Visualizing the quadratic formula

追加: 2026-06-07

[00:00:00]Did you know you can actually visualize the quadratic formula? Yes, that thing you learned in high school. Today I'll show you that you can actually see the quadratic formula with your own eyes.

[00:00:08]See, in school you learned about straight lines and you learned that this formula, Y is equal to MX plus B, basically tells you the slope of the line M and the Y intercept B. Now you also learned how to graph straight lines on an XY plane. Then you learned about these things called parabolas. And a parabola is basically the trajectory of any projectile, for example, throwing a free throw And you also learned about the famous shape of a parabola where it's either opening up or it's closing down. And then you learned about the formula of the parabola, which is Y is equal to AX squared plus BX plus C. And here came the big question, where does the parabola intersect the X axis? Now out of the blue your teacher probably threw a formula at you, which is this X is equal negative B plus or minus the square root of B squared minus 4AC all over 2A. That's how I memorize it. And basically this formula tells you where the parabola crosses the X axis. But how do those red points relate to that formula? Can we actually visualize the solution? The answer is yes. I'm going to do some simplifications here, but if you understand this example, you can understand the general case. Starting with the most general parabola, let's set this A equal to 1 because it's not going to change any of the geometric intuition. So we're going to set it equal to 1. This C right here is merely a constant that shifts your parabola up or down. So for now we're going to set it equal to zero and just forget about it. This gives us the parabola Y is equal to X squared plus BX. Now if we solve the quadratic formula, we find that the solutions are of this form. Can we make sense of this geometrically? You see the parabola we just looked at had solutions X is equal to zero and X is equal to minus B. And if we plot the parabola, we can see that it crosses negative B and it crosses zero. But there's something very interesting about parabolas and that is that they are symmetric, which means there's always a line of symmetry that breaks the parabola in half, where the left is basically a mirror image of the right.

[00:02:07]Now, in our example, this line of symmetry was -b/2. Now, if we focus on the solution of the quadratic formula, notice what it's telling us.
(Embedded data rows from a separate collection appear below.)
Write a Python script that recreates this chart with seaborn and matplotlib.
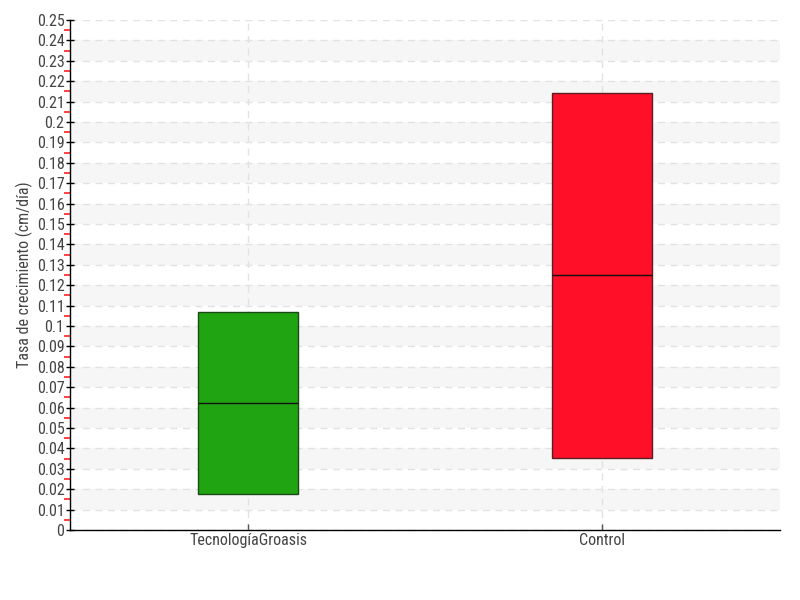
import numpy as np
import pandas as pd
import matplotlib
matplotlib.use("Agg")
import matplotlib.pyplot as plt
import seaborn as sns

# box summary (q1, median, q3); no whiskers shown
categories = ["TecnologíaGroasis", "Control"]
q1 = [0.0176, 0.0353]
median = [0.0623, 0.125]
q3 = [0.1069, 0.2142]
colors = ["#21a412", "#ff0f28"]
edge_colors = ["#1c4a16", "#5a1f24"]

rows = []
for cat, a, m, b in zip(categories, q1, median, q3):
    for v in [a, a, m, b, b]:
        rows.append({"grupo": cat, "tasa": v})
df = pd.DataFrame(rows)

sns.set_style("white")
plt.rcParams["font.family"] = ["Roboto Condensed", "Liberation Sans Narrow", "Roboto", "DejaVu Sans"]

fig = plt.figure(figsize=(8, 6), dpi=100)
ax = fig.add_axes([70 / 800, 70 / 600, 710 / 800, 510 / 600])

# alternating bands
for k in range(1, 25, 2):
    ax.axhspan(k * 0.01, (k + 1) * 0.01, color="#f6f6f6", zorder=0, lw=0)

sns.boxplot(data=df, x="grupo", y="tasa", order=categories, palette=colors,
            hue="grupo", legend=False, width=0.2825, whis=0, showcaps=False,
            showfliers=False, ax=ax, linewidth=1, saturation=1,
            medianprops={"color": "#111111", "linewidth": 1},
            zorder=3)

for patch, ec in zip(ax.patches[-2:], edge_colors):
    patch.set_edgecolor(ec)
    patch.set_alpha(1)

ax.set_xlim(-0.503, 1.503)
ax.set_ylim(0, 0.25)
major = np.round(np.arange(0, 0.2501, 0.01), 3)
minor = np.round(np.arange(0.005, 0.25, 0.01), 3)
ax.yaxis.remove_overlapping_locs = False
ax.set_yticks(major)
ax.set_yticklabels([f"{v:g}" for v in major])
ax.set_yticks(minor, minor=True)

ax.grid(True, axis="both", which="major", linestyle=(0, (5, 4)), color="#e2e2e2", lw=1, zorder=1)
ax.set_axisbelow(True)

for s in ["top", "right"]:
    ax.spines[s].set_visible(False)
for s in ["left", "bottom"]:
    ax.spines[s].set_color("black")
    ax.spines[s].set_linewidth(1)

ax.tick_params(axis="y", which="major", direction="inout", length=6, width=1,
               color="black", labelsize=11.5, labelcolor="#444444", left=True, pad=1)
ax.tick_params(axis="y", which="minor", direction="out", length=4, width=1.2,
               color="#ff2020", left=True)
ax.tick_params(axis="x", which="major", direction="in", length=4, width=1,
               color="#555555", labelsize=11.5, labelcolor="#444444", bottom=True, pad=2)

ax.set_xlabel("")
ax.set_ylabel("Tasa de crecimiento (cm/día)", fontsize=11.5, color="#444444", labelpad=3)

fig.savefig("out.png", dpi=100)
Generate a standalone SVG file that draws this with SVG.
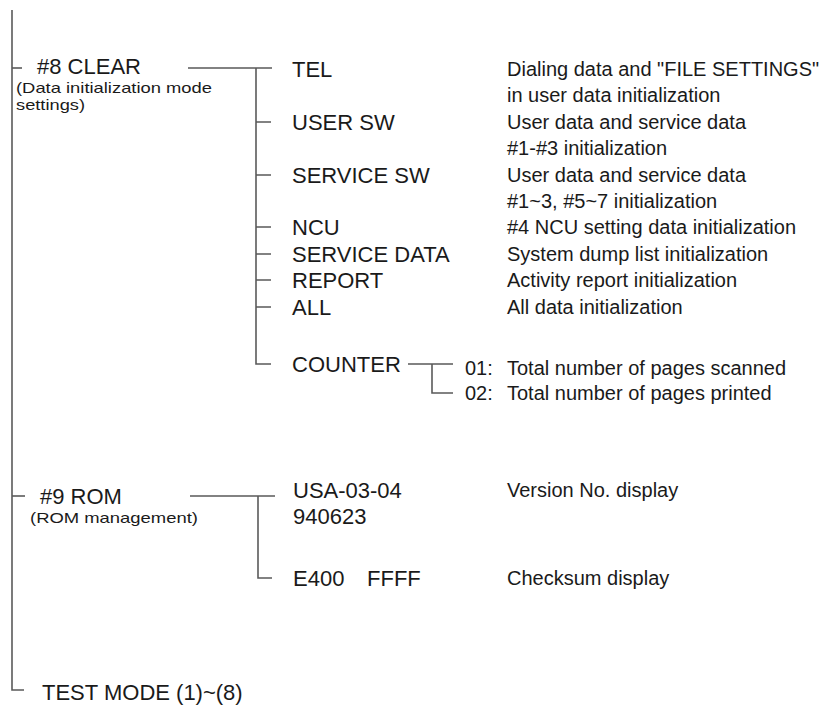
<svg xmlns="http://www.w3.org/2000/svg" width="822" height="717" viewBox="0 0 822 717">
<style>
text{font-family:"Liberation Sans",Arial,Helvetica,sans-serif;fill:#1a1a1a}
.big{font-size:22px}
.sm{font-size:15px}
.d{font-size:20px}
.ln{stroke:#5a5a5a;stroke-width:1.6;fill:none}
</style>
<rect width="822" height="717" fill="#ffffff"/>
<g id="connectors" class="ln">
<path d="M12,10 V690 H24"/>
<path d="M12,68 H22"/>
<path d="M12,496 H25"/>
<path d="M188,68 H272 M256,68 V364 H271 M256,122 H271 M256,175 H271 M256,227 H271 M256,254 H271 M256,280 H271 M256,307 H271"/>
<path d="M408,364 H453 M432,364 V393 H453"/>
<path d="M190,496 H275 M258,496 V578 H272"/>
</g>
<g id="clear">
<text class="big" x="37" y="74">#8 CLEAR</text>
<text class="sm" x="16" y="93" textLength="196" lengthAdjust="spacingAndGlyphs">(Data initialization mode</text>
<text class="sm" x="16" y="110" textLength="69" lengthAdjust="spacingAndGlyphs">settings)</text>
</g>
<g id="tel"><text class="big" x="292" y="77">TEL</text><text class="d" x="507" y="76">Dialing data and "FILE SETTINGS"</text><text class="d" x="507" y="102">in user data initialization</text></g>
<g id="usersw"><text class="big" x="292" y="130">USER SW</text><text class="d" x="507" y="129">User data and service data</text><text class="d" x="507" y="155">#1-#3 initialization</text></g>
<g id="servicesw"><text class="big" x="292" y="183">SERVICE SW</text><text class="d" x="507" y="182">User data and service data</text><text class="d" x="507" y="208">#1~3, #5~7 initialization</text></g>
<g id="ncu"><text class="big" x="292" y="235">NCU</text><text class="d" x="507" y="234">#4 NCU setting data initialization</text></g>
<g id="servicedata"><text class="big" x="292" y="262">SERVICE DATA</text><text class="d" x="507" y="261">System dump list initialization</text></g>
<g id="report"><text class="big" x="292" y="288">REPORT</text><text class="d" x="507" y="287">Activity report initialization</text></g>
<g id="all"><text class="big" x="292" y="315">ALL</text><text class="d" x="507" y="314">All data initialization</text></g>
<g id="counter"><text class="big" x="292" y="372">COUNTER</text></g>
<g id="c01"><text class="d" x="465" y="375">01:</text><text class="d" x="507" y="375">Total number of pages scanned</text></g>
<g id="c02"><text class="d" x="465" y="400">02:</text><text class="d" x="507" y="400">Total number of pages printed</text></g>
<g id="rom">
<text class="big" x="40" y="504">#9 ROM</text>
<text class="sm" x="30" y="523" textLength="168" lengthAdjust="spacingAndGlyphs">(ROM management)</text>
</g>
<g id="version"><text class="big" x="293" y="498">USA-03-04</text><text class="big" x="293" y="524">940623</text><text class="d" x="507" y="497">Version No. display</text></g>
<g id="checksum"><text class="big" x="293" y="586">E400<tspan x="367">FFFF</tspan></text><text class="d" x="507" y="585">Checksum display</text></g>
<g id="testmode"><text class="big" x="42" y="700">TEST MODE (1)~(8)</text></g>
</svg>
In red here, first it's telling you you should move towards the line of symmetry -b/2.

[00:02:22]Then in green, it's telling you move either to the right or to the left.

[00:02:26]That's the plus or minus. Okay, so I start at -b/2, and then I should move to the left and to the right, but by how much? Well, in blue tells you exactly how much you should move to the left and to the right in order to figure out the solutions. So, there you have it. In the simplest case, the quadratic formula tells you first hop to the line of symmetry, then jump either to the left or to the right by a fixed amount.

[00:02:50]That's where the parabola crosses the x-axis.